The sentence is not automatically applicable to all mortgages and banks may well resist. Depending on the amounts involved, it may not be worthwhile for all borrowers to pursue once time and legal costs are taken into account. But whereas not all lenders included floor clauses, getting the customer to pay the set-up costs has been standard throughout the industry, so here all are potentially affected.

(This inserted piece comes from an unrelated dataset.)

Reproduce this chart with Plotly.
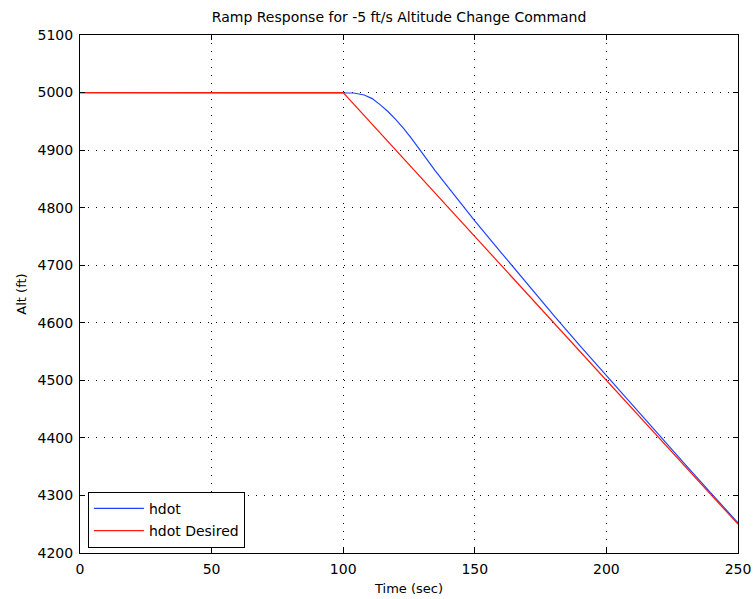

Watching banks squirm may look like fun, but there’s a negative side. Mortgages will almost certainly become more expensive in the future to cover not only the costs related to these two rulings, but also because of a political backlash over repossessions which calls into question the value of the security. Already loans are more expensive than they look as most banks force borrowers to buy pricey life and home insurance from their in-house insurance company – maybe something else that the regulator and the courts will have a look at in the future.
Sprucing up the North
2017 might just be the year that one of the biggest construction and redevelopment schemes ever planned in Madrid gets the green light. Developers, led by the bank BBVA, have lined up €6bn for the project now known as Castellana Distrito Norte, first conceived over 20 years ago to regenerate a huge slug of land to the north of Chamartin train station. Bogged down for years by legal problems relating to the original expropriation of land to build the station, and by in-fighting between the different municipal, regional and national administrations, the latest scheme proposed by the developers was thrown out by the Podemos-aligned Mayor, Manuela Carmena. She produced her own alternative plan, rejected as unviable by the other parties, including ADIF, the state owned railway infrastructure owner which holds about 70% of the land.
20 years waiting to be a park
It would be a shame if the project gets binned. Parts of the area surrounding Chamartin station, one of the two main terminals in Madrid, have a third-world feel about them, with Roma camping out under bridges and cars parking on spare bits of land to avoid meters. The railway lines form an insurmountable barrier between neighbourhoods. Most local inhabitants are in favour.
There’s nothing wrong with the town hall wanting to oversee the project, but its opposition to this plan, shared by the Socialist Party (PSOE ), looks to have a distinctly ideological tint. And with Madrid vying to attract financial companies from the City of London post-Brexit, it can’t afford to look like it’s standing still.
Cordish: a new tourist attraction?
US group Cordish have presented plans for a €2bn leisure project close to Madrid’s airport, to be known as “Live! Resort Madrid”, with hotels, casinos, shops, conference and concert venues as well as some offices. Madrileños who recall the Eurovegas saga may well be sceptical, but whereas the casino tycoon Sheldon Addison demanded tax concessions, changes in building regulations and scrapping the anti-smoking law, Cordish haven’t asked for special favours beyond infrastructure improvements.
At least they hadn’t until they discovered the Madrid Government’s plans to build a new waste treatment plant next to the plot. Press reports – later denied – suggest that Cordish have requested the facility to be located elsewhere. These stories may have originated from town halls already opposed to the plant, but with an existing waste treatment site due to close shortly, there’s no time to start looking for an alternative location.
Having taken three years to assemble the land, negotiating with hundreds of landowners, the company is unlikely to want to give up easily. And with David Cordish’s son Reed in the Trump Administration, don’t rule out a ‘big wall’ solution to shield the project from the rubbish tip.